The European Central Bank (ECB) needs to do something to reflate the economy, but negative interest rates aren't it, said David Hussey, Manulife Asset Management's head of Europe, Australasia and Far East equities.

As the ECB heads into its meeting on March 10, its President Mario Draghi "needs to reassure markets that he can kick start and reflate the European economy," Hussey told CNBC's "Squawk Box," noting inflation is at multi-year lows due to weak oil and commodity prices.

But negative interest rates -- or cutting the ECB's deposit rate deeper into negative territory from the current negative 0.3 percent as many expect the central bank will do next week -- aren't the way to go, Hussey said.

"It's just a horrible policy. The worst thing it does is it sucks confidence out of the system," he said. "It's bad for banks, bad for banks' capital. It's bad for lending; it's therefore bad for the economy.
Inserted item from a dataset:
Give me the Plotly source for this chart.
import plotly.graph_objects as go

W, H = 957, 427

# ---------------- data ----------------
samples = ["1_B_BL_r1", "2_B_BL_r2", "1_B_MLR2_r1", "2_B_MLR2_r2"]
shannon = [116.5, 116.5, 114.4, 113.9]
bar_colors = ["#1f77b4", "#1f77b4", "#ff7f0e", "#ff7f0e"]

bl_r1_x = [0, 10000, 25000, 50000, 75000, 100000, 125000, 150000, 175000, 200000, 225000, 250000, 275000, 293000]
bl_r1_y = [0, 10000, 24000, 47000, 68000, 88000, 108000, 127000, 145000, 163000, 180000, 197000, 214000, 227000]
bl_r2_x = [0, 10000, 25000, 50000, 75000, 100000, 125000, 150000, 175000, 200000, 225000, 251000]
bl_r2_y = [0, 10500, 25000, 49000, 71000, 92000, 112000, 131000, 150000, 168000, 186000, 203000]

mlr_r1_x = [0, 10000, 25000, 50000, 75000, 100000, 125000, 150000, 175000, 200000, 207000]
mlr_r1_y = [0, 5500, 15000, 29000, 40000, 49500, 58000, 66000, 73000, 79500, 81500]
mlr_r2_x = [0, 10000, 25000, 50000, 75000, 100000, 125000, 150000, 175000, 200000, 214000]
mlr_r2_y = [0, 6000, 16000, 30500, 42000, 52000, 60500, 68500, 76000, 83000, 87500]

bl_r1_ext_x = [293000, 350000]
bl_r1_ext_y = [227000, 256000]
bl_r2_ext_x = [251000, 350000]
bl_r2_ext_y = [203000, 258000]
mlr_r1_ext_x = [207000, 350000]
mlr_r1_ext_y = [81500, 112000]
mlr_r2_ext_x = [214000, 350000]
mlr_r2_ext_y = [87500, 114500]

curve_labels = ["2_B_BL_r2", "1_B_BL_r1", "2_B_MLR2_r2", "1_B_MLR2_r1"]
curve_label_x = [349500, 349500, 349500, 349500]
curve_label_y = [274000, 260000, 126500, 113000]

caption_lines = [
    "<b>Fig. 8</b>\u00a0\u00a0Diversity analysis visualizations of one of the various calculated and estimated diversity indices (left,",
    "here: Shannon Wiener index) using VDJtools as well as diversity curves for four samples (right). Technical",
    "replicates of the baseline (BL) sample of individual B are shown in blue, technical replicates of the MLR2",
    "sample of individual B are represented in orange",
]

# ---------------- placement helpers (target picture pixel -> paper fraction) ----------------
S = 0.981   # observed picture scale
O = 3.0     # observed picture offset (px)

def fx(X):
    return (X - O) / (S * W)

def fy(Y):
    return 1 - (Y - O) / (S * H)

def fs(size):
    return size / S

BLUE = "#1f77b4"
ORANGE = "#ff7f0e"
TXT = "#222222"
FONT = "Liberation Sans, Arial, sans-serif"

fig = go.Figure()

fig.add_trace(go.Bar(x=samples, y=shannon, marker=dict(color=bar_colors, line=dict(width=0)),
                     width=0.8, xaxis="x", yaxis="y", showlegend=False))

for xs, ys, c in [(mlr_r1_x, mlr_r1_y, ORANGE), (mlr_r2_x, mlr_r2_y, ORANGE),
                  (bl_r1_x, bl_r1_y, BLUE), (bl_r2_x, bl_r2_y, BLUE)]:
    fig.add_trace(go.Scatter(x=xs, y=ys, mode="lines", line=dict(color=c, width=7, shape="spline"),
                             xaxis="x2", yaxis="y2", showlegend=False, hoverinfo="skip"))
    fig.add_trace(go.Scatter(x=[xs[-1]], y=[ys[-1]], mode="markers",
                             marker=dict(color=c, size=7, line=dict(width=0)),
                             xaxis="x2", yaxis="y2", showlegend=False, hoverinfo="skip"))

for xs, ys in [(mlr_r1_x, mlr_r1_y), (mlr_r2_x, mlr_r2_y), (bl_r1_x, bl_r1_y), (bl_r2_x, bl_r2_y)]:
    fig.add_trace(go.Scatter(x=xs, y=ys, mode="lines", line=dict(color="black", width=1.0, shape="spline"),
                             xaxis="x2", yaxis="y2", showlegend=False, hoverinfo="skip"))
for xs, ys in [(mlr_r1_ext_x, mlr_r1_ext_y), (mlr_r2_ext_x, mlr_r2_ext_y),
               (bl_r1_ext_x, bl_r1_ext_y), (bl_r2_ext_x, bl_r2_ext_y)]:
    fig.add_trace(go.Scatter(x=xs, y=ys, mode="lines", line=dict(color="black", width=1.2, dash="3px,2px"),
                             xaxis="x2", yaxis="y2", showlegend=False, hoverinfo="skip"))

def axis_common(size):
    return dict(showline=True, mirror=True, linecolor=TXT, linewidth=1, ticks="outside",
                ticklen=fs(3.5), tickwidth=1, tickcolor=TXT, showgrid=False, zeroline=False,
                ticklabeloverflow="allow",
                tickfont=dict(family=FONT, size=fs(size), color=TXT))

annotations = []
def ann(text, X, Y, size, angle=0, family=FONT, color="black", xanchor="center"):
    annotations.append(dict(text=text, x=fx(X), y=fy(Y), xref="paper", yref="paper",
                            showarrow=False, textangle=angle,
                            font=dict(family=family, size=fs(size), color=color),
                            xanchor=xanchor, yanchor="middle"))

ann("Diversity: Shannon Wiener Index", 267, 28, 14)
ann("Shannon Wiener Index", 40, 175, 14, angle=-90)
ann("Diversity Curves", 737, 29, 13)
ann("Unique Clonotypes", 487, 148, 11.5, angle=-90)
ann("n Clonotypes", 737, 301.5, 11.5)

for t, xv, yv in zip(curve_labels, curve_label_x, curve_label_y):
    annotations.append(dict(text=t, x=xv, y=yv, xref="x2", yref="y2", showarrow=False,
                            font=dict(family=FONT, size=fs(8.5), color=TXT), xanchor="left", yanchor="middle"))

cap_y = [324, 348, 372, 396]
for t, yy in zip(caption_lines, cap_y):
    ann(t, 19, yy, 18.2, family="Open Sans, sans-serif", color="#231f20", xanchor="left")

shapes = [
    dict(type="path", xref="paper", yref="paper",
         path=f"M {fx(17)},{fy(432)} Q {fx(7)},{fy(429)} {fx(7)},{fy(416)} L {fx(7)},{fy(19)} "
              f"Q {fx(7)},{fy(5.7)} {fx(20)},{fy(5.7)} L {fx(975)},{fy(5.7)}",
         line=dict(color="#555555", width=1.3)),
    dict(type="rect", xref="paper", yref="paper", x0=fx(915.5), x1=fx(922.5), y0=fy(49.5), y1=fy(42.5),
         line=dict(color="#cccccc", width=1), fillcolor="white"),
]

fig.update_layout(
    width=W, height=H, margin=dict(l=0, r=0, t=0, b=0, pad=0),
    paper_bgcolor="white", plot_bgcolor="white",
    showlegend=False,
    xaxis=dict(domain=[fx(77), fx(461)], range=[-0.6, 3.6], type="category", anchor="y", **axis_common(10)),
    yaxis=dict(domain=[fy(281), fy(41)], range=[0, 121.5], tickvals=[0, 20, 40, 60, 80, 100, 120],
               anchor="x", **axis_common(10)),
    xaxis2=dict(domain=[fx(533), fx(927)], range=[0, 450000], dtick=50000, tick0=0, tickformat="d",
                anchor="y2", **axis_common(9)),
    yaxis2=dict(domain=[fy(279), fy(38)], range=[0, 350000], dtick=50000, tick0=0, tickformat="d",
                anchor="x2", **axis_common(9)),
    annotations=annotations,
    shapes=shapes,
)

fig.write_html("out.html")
So they need to have a rethink on that one."

Negative interest rates —effectively charging depositors for the privilege of parking their cash— have again risen to investors' attention after the Bank of Japan joined the ECB and the Swiss National Bank in slashing rates below zero earlier this year. With global economic prospects still weak, there has been some speculation other central banks might follow. The Bank of England's chief economist last year said negative interest rates might be needed to revive the economy.
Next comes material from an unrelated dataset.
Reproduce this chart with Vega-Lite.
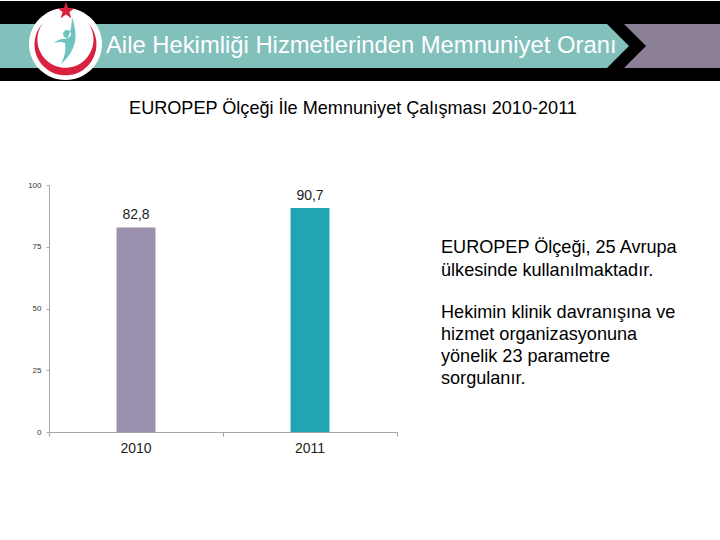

Their efficacy is still being debated, however. While negative rates have lowered bond yields in many European countries, economic growth has failed to pick up and banks' margins have come under pressure.

Negative interest rates are driving much of Hussey's portfolio decisions.

"You look at asset markets around the world, and you look where yields are for property or bonds, they're often negative," he said. "If you're an investor, investing for yield and income, if you're retiring and you're on your pension, what are you going to do? You have to buy equities."

Manulife Financial had around $676 billion under management at the end of 2015.

The search for yield has sent him into some beaten-down sectors, such as financials, oil and mining plays.

One of the bigger bets: HSBC. That's despite the bank's full-year profit before tax for 2015 coming in at $18.8 billion, missing a Reuters forecast for $21.8 billion, with revenue rising just 1 percent on-year to $57.7 billion.

Indeed, while Hussey doesn't expect a lot of growth at HSBC, he calls stocks like it "nirvana for investors," noting the bank's 8 percent dividend yield.

"HSBC maybe isn't growing, the world isn't growing. But why is that such a bad thing? We've had 20 years of huge growth funded by debt and it's kind of left us in a bit of a mess," he said.